__Instruction__
In full and without alteration, give the listing again.

__Supplied data__
***

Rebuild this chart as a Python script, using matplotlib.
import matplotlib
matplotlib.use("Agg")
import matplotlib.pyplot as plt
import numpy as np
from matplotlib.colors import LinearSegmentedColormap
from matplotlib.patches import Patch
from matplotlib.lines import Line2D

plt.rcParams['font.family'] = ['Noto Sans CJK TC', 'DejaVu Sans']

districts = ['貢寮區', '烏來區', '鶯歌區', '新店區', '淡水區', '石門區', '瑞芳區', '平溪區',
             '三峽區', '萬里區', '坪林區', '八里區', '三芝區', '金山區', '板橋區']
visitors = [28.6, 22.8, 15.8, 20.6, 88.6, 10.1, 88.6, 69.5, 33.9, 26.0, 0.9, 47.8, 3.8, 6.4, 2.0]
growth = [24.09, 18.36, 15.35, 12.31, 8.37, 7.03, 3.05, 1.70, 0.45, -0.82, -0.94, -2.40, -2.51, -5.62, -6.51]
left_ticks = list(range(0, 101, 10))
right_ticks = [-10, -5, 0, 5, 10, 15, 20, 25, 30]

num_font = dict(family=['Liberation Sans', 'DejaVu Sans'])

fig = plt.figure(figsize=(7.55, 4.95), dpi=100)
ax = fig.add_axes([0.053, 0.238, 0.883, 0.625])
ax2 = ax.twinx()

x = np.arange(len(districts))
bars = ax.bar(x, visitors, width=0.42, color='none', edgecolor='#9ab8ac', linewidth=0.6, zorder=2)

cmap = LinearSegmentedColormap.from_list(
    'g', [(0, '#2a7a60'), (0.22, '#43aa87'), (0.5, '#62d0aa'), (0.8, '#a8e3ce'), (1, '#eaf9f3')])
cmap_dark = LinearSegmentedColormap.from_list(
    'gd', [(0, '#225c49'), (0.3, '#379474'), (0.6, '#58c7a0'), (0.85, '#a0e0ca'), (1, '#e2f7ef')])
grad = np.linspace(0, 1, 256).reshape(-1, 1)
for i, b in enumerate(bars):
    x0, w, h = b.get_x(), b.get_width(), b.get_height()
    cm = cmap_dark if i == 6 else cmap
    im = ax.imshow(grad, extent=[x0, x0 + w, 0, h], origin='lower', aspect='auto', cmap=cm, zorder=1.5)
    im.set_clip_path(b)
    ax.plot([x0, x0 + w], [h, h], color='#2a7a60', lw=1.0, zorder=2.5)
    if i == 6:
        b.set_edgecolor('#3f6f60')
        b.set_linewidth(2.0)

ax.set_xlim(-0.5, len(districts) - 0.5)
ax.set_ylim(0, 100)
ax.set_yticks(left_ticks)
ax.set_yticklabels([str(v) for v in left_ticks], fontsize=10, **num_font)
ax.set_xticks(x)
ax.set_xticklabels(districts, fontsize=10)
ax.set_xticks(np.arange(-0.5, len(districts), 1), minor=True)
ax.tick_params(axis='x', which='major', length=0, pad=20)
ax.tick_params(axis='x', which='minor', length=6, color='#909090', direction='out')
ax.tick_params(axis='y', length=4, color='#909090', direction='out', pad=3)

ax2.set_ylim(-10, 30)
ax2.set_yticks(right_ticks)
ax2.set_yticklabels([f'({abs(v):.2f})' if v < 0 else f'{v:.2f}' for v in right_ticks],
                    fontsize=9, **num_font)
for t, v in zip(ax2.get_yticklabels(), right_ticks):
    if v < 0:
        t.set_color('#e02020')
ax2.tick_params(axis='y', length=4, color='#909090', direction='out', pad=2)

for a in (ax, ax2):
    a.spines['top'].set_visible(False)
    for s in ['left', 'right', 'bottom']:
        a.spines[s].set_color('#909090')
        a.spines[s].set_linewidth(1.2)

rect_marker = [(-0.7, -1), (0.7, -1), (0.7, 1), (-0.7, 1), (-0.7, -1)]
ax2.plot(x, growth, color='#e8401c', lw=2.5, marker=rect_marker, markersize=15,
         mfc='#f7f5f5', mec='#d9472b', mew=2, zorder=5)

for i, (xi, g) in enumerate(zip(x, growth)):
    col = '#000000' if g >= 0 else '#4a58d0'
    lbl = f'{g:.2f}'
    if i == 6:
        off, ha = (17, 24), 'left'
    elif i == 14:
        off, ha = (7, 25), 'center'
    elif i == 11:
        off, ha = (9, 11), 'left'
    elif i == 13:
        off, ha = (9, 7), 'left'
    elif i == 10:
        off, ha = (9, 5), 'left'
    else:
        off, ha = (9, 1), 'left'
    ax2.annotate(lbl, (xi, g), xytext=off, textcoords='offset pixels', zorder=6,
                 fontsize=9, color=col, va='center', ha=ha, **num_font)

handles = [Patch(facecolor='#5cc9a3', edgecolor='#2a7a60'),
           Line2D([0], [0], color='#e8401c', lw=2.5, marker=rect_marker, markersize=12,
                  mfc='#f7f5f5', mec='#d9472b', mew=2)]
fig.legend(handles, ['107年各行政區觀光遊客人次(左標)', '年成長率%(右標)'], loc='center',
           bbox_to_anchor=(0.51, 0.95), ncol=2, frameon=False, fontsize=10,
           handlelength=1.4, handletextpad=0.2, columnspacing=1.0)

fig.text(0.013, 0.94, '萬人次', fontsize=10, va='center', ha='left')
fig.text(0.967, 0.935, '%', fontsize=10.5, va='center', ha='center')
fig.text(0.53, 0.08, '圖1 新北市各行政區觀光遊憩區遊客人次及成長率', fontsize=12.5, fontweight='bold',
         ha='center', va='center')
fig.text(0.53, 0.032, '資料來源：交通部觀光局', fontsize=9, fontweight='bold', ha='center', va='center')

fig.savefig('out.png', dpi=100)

***

__Exercise answer__
Rebuild this chart as a Python script, using matplotlib.
import matplotlib
matplotlib.use("Agg")
import matplotlib.pyplot as plt
import numpy as np
from matplotlib.colors import LinearSegmentedColormap
from matplotlib.patches import Patch
from matplotlib.lines import Line2D

plt.rcParams['font.family'] = ['Noto Sans CJK TC', 'DejaVu Sans']

districts = ['貢寮區', '烏來區', '鶯歌區', '新店區', '淡水區', '石門區', '瑞芳區', '平溪區',
             '三峽區', '萬里區', '坪林區', '八里區', '三芝區', '金山區', '板橋區']
visitors = [28.6, 22.8, 15.8, 20.6, 88.6, 10.1, 88.6, 69.5, 33.9, 26.0, 0.9, 47.8, 3.8, 6.4, 2.0]
growth = [24.09, 18.36, 15.35, 12.31, 8.37, 7.03, 3.05, 1.70, 0.45, -0.82, -0.94, -2.40, -2.51, -5.62, -6.51]
left_ticks = list(range(0, 101, 10))
right_ticks = [-10, -5, 0, 5, 10, 15, 20, 25, 30]

num_font = dict(family=['Liberation Sans', 'DejaVu Sans'])

fig = plt.figure(figsize=(7.55, 4.95), dpi=100)
ax = fig.add_axes([0.053, 0.238, 0.883, 0.625])
ax2 = ax.twinx()

x = np.arange(len(districts))
bars = ax.bar(x, visitors, width=0.42, color='none', edgecolor='#9ab8ac', linewidth=0.6, zorder=2)

cmap = LinearSegmentedColormap.from_list(
    'g', [(0, '#2a7a60'), (0.22, '#43aa87'), (0.5, '#62d0aa'), (0.8, '#a8e3ce'), (1, '#eaf9f3')])
cmap_dark = LinearSegmentedColormap.from_list(
    'gd', [(0, '#225c49'), (0.3, '#379474'), (0.6, '#58c7a0'), (0.85, '#a0e0ca'), (1, '#e2f7ef')])
grad = np.linspace(0, 1, 256).reshape(-1, 1)
for i, b in enumerate(bars):
    x0, w, h = b.get_x(), b.get_width(), b.get_height()
    cm = cmap_dark if i == 6 else cmap
    im = ax.imshow(grad, extent=[x0, x0 + w, 0, h], origin='lower', aspect='auto', cmap=cm, zorder=1.5)
    im.set_clip_path(b)
    ax.plot([x0, x0 + w], [h, h], color='#2a7a60', lw=1.0, zorder=2.5)
    if i == 6:
        b.set_edgecolor('#3f6f60')
        b.set_linewidth(2.0)

ax.set_xlim(-0.5, len(districts) - 0.5)
ax.set_ylim(0, 100)
ax.set_yticks(left_ticks)
ax.set_yticklabels([str(v) for v in left_ticks], fontsize=10, **num_font)
ax.set_xticks(x)
ax.set_xticklabels(districts, fontsize=10)
ax.set_xticks(np.arange(-0.5, len(districts), 1), minor=True)
ax.tick_params(axis='x', which='major', length=0, pad=20)
ax.tick_params(axis='x', which='minor', length=6, color='#909090', direction='out')
ax.tick_params(axis='y', length=4, color='#909090', direction='out', pad=3)

ax2.set_ylim(-10, 30)
ax2.set_yticks(right_ticks)
ax2.set_yticklabels([f'({abs(v):.2f})' if v < 0 else f'{v:.2f}' for v in right_ticks],
                    fontsize=9, **num_font)
for t, v in zip(ax2.get_yticklabels(), right_ticks):
    if v < 0:
        t.set_color('#e02020')
ax2.tick_params(axis='y', length=4, color='#909090', direction='out', pad=2)

for a in (ax, ax2):
    a.spines['top'].set_visible(False)
    for s in ['left', 'right', 'bottom']:
        a.spines[s].set_color('#909090')
        a.spines[s].set_linewidth(1.2)

rect_marker = [(-0.7, -1), (0.7, -1), (0.7, 1), (-0.7, 1), (-0.7, -1)]
ax2.plot(x, growth, color='#e8401c', lw=2.5, marker=rect_marker, markersize=15,
         mfc='#f7f5f5', mec='#d9472b', mew=2, zorder=5)

for i, (xi, g) in enumerate(zip(x, growth)):
    col = '#000000' if g >= 0 else '#4a58d0'
    lbl = f'{g:.2f}'
    if i == 6:
        off, ha = (17, 24), 'left'
    elif i == 14:
        off, ha = (7, 25), 'center'
    elif i == 11:
        off, ha = (9, 11), 'left'
    elif i == 13:
        off, ha = (9, 7), 'left'
    elif i == 10:
        off, ha = (9, 5), 'left'
    else:
        off, ha = (9, 1), 'left'
    ax2.annotate(lbl, (xi, g), xytext=off, textcoords='offset pixels', zorder=6,
                 fontsize=9, color=col, va='center', ha=ha, **num_font)

handles = [Patch(facecolor='#5cc9a3', edgecolor='#2a7a60'),
           Line2D([0], [0], color='#e8401c', lw=2.5, marker=rect_marker, markersize=12,
                  mfc='#f7f5f5', mec='#d9472b', mew=2)]
fig.legend(handles, ['107年各行政區觀光遊客人次(左標)', '年成長率%(右標)'], loc='center',
           bbox_to_anchor=(0.51, 0.95), ncol=2, frameon=False, fontsize=10,
           handlelength=1.4, handletextpad=0.2, columnspacing=1.0)

fig.text(0.013, 0.94, '萬人次', fontsize=10, va='center', ha='left')
fig.text(0.967, 0.935, '%', fontsize=10.5, va='center', ha='center')
fig.text(0.53, 0.08, '圖1 新北市各行政區觀光遊憩區遊客人次及成長率', fontsize=12.5, fontweight='bold',
         ha='center', va='center')
fig.text(0.53, 0.032, '資料來源：交通部觀光局', fontsize=9, fontweight='bold', ha='center', va='center')

fig.savefig('out.png', dpi=100)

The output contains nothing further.